L’oligarchie européenne veut maintenir le libre-échange mondial face à Trump

 
L’oligarchie européenne n’en démord pourtant pas. Elle entend maintenir le libre-échange mondial face au programme anti-globalisation de Donald Trump pour, à ses yeux, garantir l’influence commerciale du bloc européen après le départ du Royaume-Uni. S’ajoutant aux accords de libre-échange entre l’UE et Singapour, le Vietnam et la Corée du Sud, un accord avec le Mercosur donnerait, estime encore Bloomberg, une dynamique politique à l’Europe alors qu’elle entame des discussions commerciales avec l’Australie et la Nouvelle-Zélande. Mais à quel prix pour les producteurs français ?
 
Reste que les échanges entre le Mercosur et l’UE, à 105 milliards de dollars, ne représentent pas le sixième des échanges entre les Etats-Unis et l’UE. Et la question de la viande bovine constitue une pierre d’achoppement majeure, étant en particulier une quasi-mono-activité pour certains de ses membres, tels l’Argentine. Le Mercosur estime que les propositions de l’Europe en la matière – de même que pour l’éthanol et le sucre – sont insuffisantes.
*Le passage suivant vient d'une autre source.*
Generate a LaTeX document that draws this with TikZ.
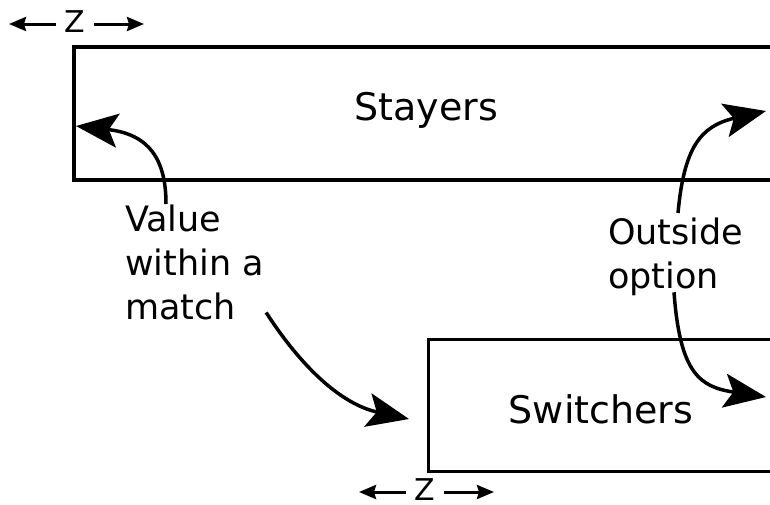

Le 23 janvier, Rigoberti Gauto Vielman, ambassadeur du Paraguay auprès de l’UE, a lancé : « Si nous n’obtenons par une offre significative en matière agricole, nous ne pourrons pas conclure cet accord. » Entre la fructueuse politique douanière de Trump, qui propulse l’économie des Etats-Unis à des niveaux record, et les implorations latino-américaines, la fuite en avant globaliste de l’Union européenne n’est décidément pas un long fleuve tranquille.